Please set down all the lines beneath this one exactly, without the pictures.

- [Dataset content]:
──────

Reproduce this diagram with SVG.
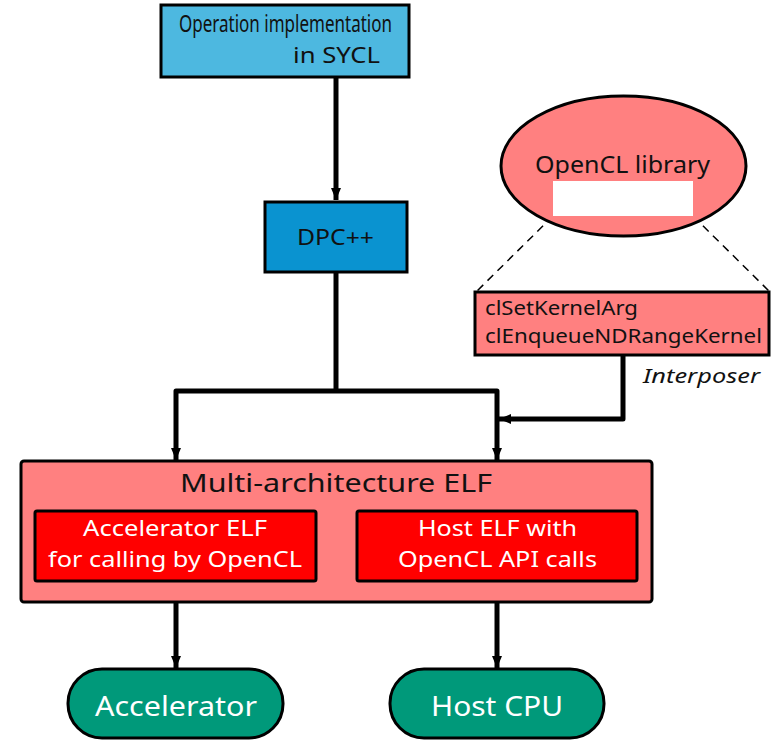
<svg xmlns="http://www.w3.org/2000/svg" width="772" height="740" viewBox="0 0 772 740">
<defs>
<style>
text{font-family:"Noto Sans","Open Sans","DejaVu Sans",sans-serif;fill:#111;}
.box{stroke:#000;stroke-width:3;}
.pink{fill:#FF8080;}
.red{fill:#FF0000;}
.wt{fill:#fff;}
.conn{fill:none;stroke:#000;stroke-width:5;stroke-linejoin:round;}
.dash{fill:none;stroke:#000;stroke-width:1.5;stroke-dasharray:8 6;}
</style>
<marker id="ah" viewBox="0 0 12 10" refX="12" refY="5" markerWidth="12" markerHeight="10" markerUnits="userSpaceOnUse" orient="auto">
<path d="M0,0 L12,5 L0,10 z" fill="#000"/>
</marker>
</defs>
<rect width="772" height="740" fill="#fff"/>
<g id="connectors">
<path class="conn" d="M336,77 V200" marker-end="url(#ah)"/>
<path class="conn" d="M336,272 V391"/>
<path class="conn" d="M336,391 H176 V460" marker-end="url(#ah)"/>
<path class="conn" d="M336,391 H497 V460" marker-end="url(#ah)"/>
<path class="conn" d="M623,355 V419 H499" marker-end="url(#ah)"/>
<path class="conn" d="M176,602 V668" marker-end="url(#ah)"/>
<path class="conn" d="M497,602 V668" marker-end="url(#ah)"/>
<path class="dash" d="M553,216 L476,292"/>
<path class="dash" d="M693,216 L770,292"/>
</g>
<g id="sycl">
<rect class="box" x="161" y="5" width="248" height="72" fill="#4DB8E0"/>
<text x="179" y="32" font-size="23" textLength="213" lengthAdjust="spacingAndGlyphs">Operation implementation</text>
<text x="293" y="63" font-size="22" textLength="87" lengthAdjust="spacingAndGlyphs">in SYCL</text>
</g>
<g id="dpc">
<rect class="box" x="265" y="202" width="142" height="70" fill="#0A93D0"/>
<text x="297" y="245" font-size="21" textLength="77" lengthAdjust="spacingAndGlyphs">DPC++</text>
</g>
<g id="opencl-library">
<ellipse class="box pink" cx="623.5" cy="166" rx="122.5" ry="70"/>
<text x="535" y="173" font-size="23" textLength="175" lengthAdjust="spacingAndGlyphs">OpenCL library</text>
<rect x="553" y="181" width="140" height="35" fill="#fff"/>
</g>
<g id="interposer">
<rect class="box pink" x="475" y="292" width="294" height="63"/>
<text x="485" y="315" font-size="20" textLength="153" lengthAdjust="spacingAndGlyphs">clSetKernelArg</text>
<text x="485" y="343" font-size="20" textLength="277" lengthAdjust="spacingAndGlyphs">clEnqueueNDRangeKernel</text>
<text x="643" y="383" font-size="20" font-style="italic" textLength="117" lengthAdjust="spacingAndGlyphs">Interposer</text>
</g>
<g id="multi-elf">
<rect class="box pink" x="21" y="461" width="631" height="141" rx="3"/>
<text x="180" y="492" font-size="25" textLength="312" lengthAdjust="spacingAndGlyphs">Multi-architecture ELF</text>
</g>
<g id="accel-elf">
<rect class="box red" x="35" y="511" width="281" height="70" rx="2"/>
<text class="wt" x="83" y="536" font-size="21" textLength="184" lengthAdjust="spacingAndGlyphs">Accelerator ELF</text>
<text class="wt" x="48" y="567" font-size="21" textLength="254" lengthAdjust="spacingAndGlyphs">for calling by OpenCL</text>
</g>
<g id="host-elf">
<rect class="box red" x="357" y="511" width="280" height="70" rx="2"/>
<text class="wt" x="418" y="536" font-size="21" textLength="159" lengthAdjust="spacingAndGlyphs">Host ELF with</text>
<text class="wt" x="398" y="567" font-size="21" textLength="199" lengthAdjust="spacingAndGlyphs">OpenCL API calls</text>
</g>
<g id="accelerator">
<rect class="box" x="68" y="669" width="215" height="69" rx="34" fill="#00997A"/>
<text class="wt" x="95" y="716" font-size="27" textLength="162" lengthAdjust="spacingAndGlyphs">Accelerator</text>
</g>
<g id="host-cpu">
<rect class="box" x="390" y="669" width="214" height="69" rx="34" fill="#00997A"/>
<text class="wt" x="431" y="716" font-size="27" textLength="132" lengthAdjust="spacingAndGlyphs">Host CPU</text>
</g>
</svg>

──────

- [Exercise answer]:
Reproduce this diagram with SVG.
<svg xmlns="http://www.w3.org/2000/svg" width="772" height="740" viewBox="0 0 772 740">
<defs>
<style>
text{font-family:"Noto Sans","Open Sans","DejaVu Sans",sans-serif;fill:#111;}
.box{stroke:#000;stroke-width:3;}
.pink{fill:#FF8080;}
.red{fill:#FF0000;}
.wt{fill:#fff;}
.conn{fill:none;stroke:#000;stroke-width:5;stroke-linejoin:round;}
.dash{fill:none;stroke:#000;stroke-width:1.5;stroke-dasharray:8 6;}
</style>
<marker id="ah" viewBox="0 0 12 10" refX="12" refY="5" markerWidth="12" markerHeight="10" markerUnits="userSpaceOnUse" orient="auto">
<path d="M0,0 L12,5 L0,10 z" fill="#000"/>
</marker>
</defs>
<rect width="772" height="740" fill="#fff"/>
<g id="connectors">
<path class="conn" d="M336,77 V200" marker-end="url(#ah)"/>
<path class="conn" d="M336,272 V391"/>
<path class="conn" d="M336,391 H176 V460" marker-end="url(#ah)"/>
<path class="conn" d="M336,391 H497 V460" marker-end="url(#ah)"/>
<path class="conn" d="M623,355 V419 H499" marker-end="url(#ah)"/>
<path class="conn" d="M176,602 V668" marker-end="url(#ah)"/>
<path class="conn" d="M497,602 V668" marker-end="url(#ah)"/>
<path class="dash" d="M553,216 L476,292"/>
<path class="dash" d="M693,216 L770,292"/>
</g>
<g id="sycl">
<rect class="box" x="161" y="5" width="248" height="72" fill="#4DB8E0"/>
<text x="179" y="32" font-size="23" textLength="213" lengthAdjust="spacingAndGlyphs">Operation implementation</text>
<text x="293" y="63" font-size="22" textLength="87" lengthAdjust="spacingAndGlyphs">in SYCL</text>
</g>
<g id="dpc">
<rect class="box" x="265" y="202" width="142" height="70" fill="#0A93D0"/>
<text x="297" y="245" font-size="21" textLength="77" lengthAdjust="spacingAndGlyphs">DPC++</text>
</g>
<g id="opencl-library">
<ellipse class="box pink" cx="623.5" cy="166" rx="122.5" ry="70"/>
<text x="535" y="173" font-size="23" textLength="175" lengthAdjust="spacingAndGlyphs">OpenCL library</text>
<rect x="553" y="181" width="140" height="35" fill="#fff"/>
</g>
<g id="interposer">
<rect class="box pink" x="475" y="292" width="294" height="63"/>
<text x="485" y="315" font-size="20" textLength="153" lengthAdjust="spacingAndGlyphs">clSetKernelArg</text>
<text x="485" y="343" font-size="20" textLength="277" lengthAdjust="spacingAndGlyphs">clEnqueueNDRangeKernel</text>
<text x="643" y="383" font-size="20" font-style="italic" textLength="117" lengthAdjust="spacingAndGlyphs">Interposer</text>
</g>
<g id="multi-elf">
<rect class="box pink" x="21" y="461" width="631" height="141" rx="3"/>
<text x="180" y="492" font-size="25" textLength="312" lengthAdjust="spacingAndGlyphs">Multi-architecture ELF</text>
</g>
<g id="accel-elf">
<rect class="box red" x="35" y="511" width="281" height="70" rx="2"/>
<text class="wt" x="83" y="536" font-size="21" textLength="184" lengthAdjust="spacingAndGlyphs">Accelerator ELF</text>
<text class="wt" x="48" y="567" font-size="21" textLength="254" lengthAdjust="spacingAndGlyphs">for calling by OpenCL</text>
</g>
<g id="host-elf">
<rect class="box red" x="357" y="511" width="280" height="70" rx="2"/>
<text class="wt" x="418" y="536" font-size="21" textLength="159" lengthAdjust="spacingAndGlyphs">Host ELF with</text>
<text class="wt" x="398" y="567" font-size="21" textLength="199" lengthAdjust="spacingAndGlyphs">OpenCL API calls</text>
</g>
<g id="accelerator">
<rect class="box" x="68" y="669" width="215" height="69" rx="34" fill="#00997A"/>
<text class="wt" x="95" y="716" font-size="27" textLength="162" lengthAdjust="spacingAndGlyphs">Accelerator</text>
</g>
<g id="host-cpu">
<rect class="box" x="390" y="669" width="214" height="69" rx="34" fill="#00997A"/>
<text class="wt" x="431" y="716" font-size="27" textLength="132" lengthAdjust="spacingAndGlyphs">Host CPU</text>
</g>
</svg>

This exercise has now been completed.